Die Erde ist heute um fünf Prozent grüner als noch vor rund zwanzig Jahren, trotz beziehungsweise auch wegen dem Klimawandel. Zu diesem Ergebnis kommt eine Studie der US-Weltraumbehörde NASA, die leitend von Wissenschaftlern der Universität Boston verfasst wurde.
Gemessen wird das anhand einer Kennzahl, die den Pflanzenreichtum anhand der durchschnittlichen Blattfläche erfasst, der sogenannte „Leaf Area Index“ (LAI). Von 2000 bis 2017 ist netto eine Blattfläche durch Pflanzen und Bäume hinzugekommen, die in etwa der Fläche des gesamten Amazonas-Regenwaldes entspricht. In Zahlen: Mehr als Zwei Millionen Quadratkilometer an zusätzlicher grüner Blattfläche pro Jahr.

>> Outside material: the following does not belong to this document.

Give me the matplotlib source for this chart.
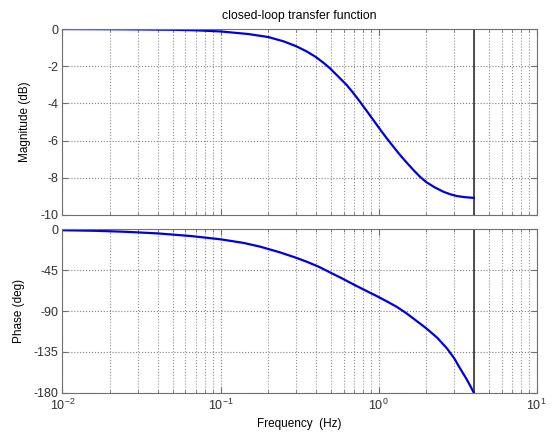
import numpy as np
import matplotlib
matplotlib.use("Agg")
import matplotlib.pyplot as plt
from matplotlib.ticker import LogLocator, NullFormatter

plt.rcParams['font.family'] = ['Liberation Sans', 'DejaVu Sans']
plt.rcParams['mathtext.fontset'] = 'custom'
plt.rcParams['mathtext.rm'] = 'Liberation Sans'
plt.rcParams['font.size'] = 8.5
plt.rcParams['axes.unicode_minus'] = False

# values
mag_freq = [0.01, 0.02, 0.03, 0.05, 0.07, 0.1, 0.15, 0.2, 0.25, 0.3, 0.35, 0.4,
            0.45, 0.492, 0.55, 0.628, 0.69, 0.762, 0.84, 0.925, 1.02, 1.124,
            1.24, 1.365, 1.5, 1.66, 1.82, 2.0, 2.25, 2.57, 2.85, 3.12, 3.5, 4.0]
mag_db = [0.0, -0.01, -0.02, -0.04, -0.07, -0.13, -0.27, -0.43, -0.66, -0.92,
          -1.20, -1.50, -1.83, -2.11, -2.52, -3.01, -3.43, -3.91, -4.40, -4.89,
          -5.39, -5.87, -6.33, -6.77, -7.17, -7.58, -7.93, -8.23, -8.50, -8.75,
          -8.89, -8.98, -9.04, -9.08]

ph_freq = [0.01, 0.016, 0.025, 0.04, 0.065, 0.1, 0.14, 0.177, 0.238, 0.3, 0.351,
           0.42, 0.492, 0.58, 0.692, 0.82, 0.972, 1.13, 1.3, 1.5, 1.74, 2.0,
           2.35, 2.7, 3.0, 3.27, 3.6, 3.85, 4.0]
ph_deg = [-1.0, -1.6, -2.7, -4.5, -7.4, -11.0, -15.0, -19.0, -25.4, -31.3, -35.7,
          -41.4, -47.4, -53.6, -60.6, -67.1, -73.5, -79.5, -85.3, -92.5, -101.0,
          -109.0, -119.5, -131.0, -141.8, -153.0, -165.0, -174.3, -180.0]

nyquist = 4.0
mag_ticks = [0, -2, -4, -6, -8, -10]
ph_ticks = [0, -45, -90, -135, -180]

fig = plt.figure(figsize=(5.55, 4.41), dpi=100)
ax1 = fig.add_axes([0.1126, 0.5125, 0.8544, 0.4217])
ax2 = fig.add_axes([0.1126, 0.1095, 0.8544, 0.3705])

blue = '#0000dd'
edge = '#707070'

for ax in (ax1, ax2):
    ax.set_xscale('log')
    ax.set_xlim(0.01, 10)
    ax.xaxis.set_major_locator(LogLocator(base=10))
    ax.xaxis.set_minor_locator(LogLocator(base=10, subs=np.arange(2, 10)))
    ax.xaxis.set_minor_formatter(NullFormatter())
    ax.grid(True, which='major', axis='both', color='#808080', linestyle=':', linewidth=0.8)
    ax.grid(True, which='minor', axis='x', color='#909090', linestyle=':', linewidth=0.8)
    ax.tick_params(which='both', direction='in', top=True, right=True,
                   colors=edge, labelcolor='#303030', labelsize=9, pad=3)
    ax.tick_params(which='major', length=4)
    ax.tick_params(which='minor', length=2.5)
    for s in ax.spines.values():
        s.set_color(edge)
    ax.axvline(nyquist, color='#404040', linewidth=1.3)

ax1.plot(mag_freq, mag_db, color=blue, linewidth=1.6)
ax1.set_ylim(-10, 0)
ax1.set_yticks(mag_ticks)
ax1.set_xticklabels([])
ax1.set_ylabel('Magnitude (dB)', labelpad=7)
ax1.set_title('closed-loop transfer function', fontsize=8.8, pad=7)

ax2.plot(ph_freq, ph_deg, color=blue, linewidth=1.6)
ax2.set_ylim(-180, 0)
ax2.set_yticks(ph_ticks)
ax2.set_ylabel('Phase (deg)', labelpad=6)
ax2.set_xlabel('Frequency  (Hz)', labelpad=3)
ax2.tick_params(axis='x', which='major', pad=4)

fig.savefig('out.png', dpi=100)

Unerwartet: Vor allem China und Indien werden immer grüner
Den Satellitendaten zufolge ist der „Grünungseffekt“ zu großen Teilen auf China und Indien zurückzuführen, die im Beobachtungszeitrum mehr als zehn Prozent an Grünfläche hinzugewannen. Auch die EU, Russland und USA schneiden überdurchschnittlich ab.
Wenn die beiden bevölkerungsreichsten Länder der Welt immer pflanzenreicher werden, dann hat das natürlich einen immensen Einfluss auf das globale Bild. Der Studie zufolge ist die intensive Landwirtschaft in beiden Ländern hauptverantwortlich für die Entwicklung (angebaut werden vor allem die Nahrungsmittelpflanzen Reis, Weizen und Mais, aber etwa auch Soja, Tee, Gemüse und Baumwolle).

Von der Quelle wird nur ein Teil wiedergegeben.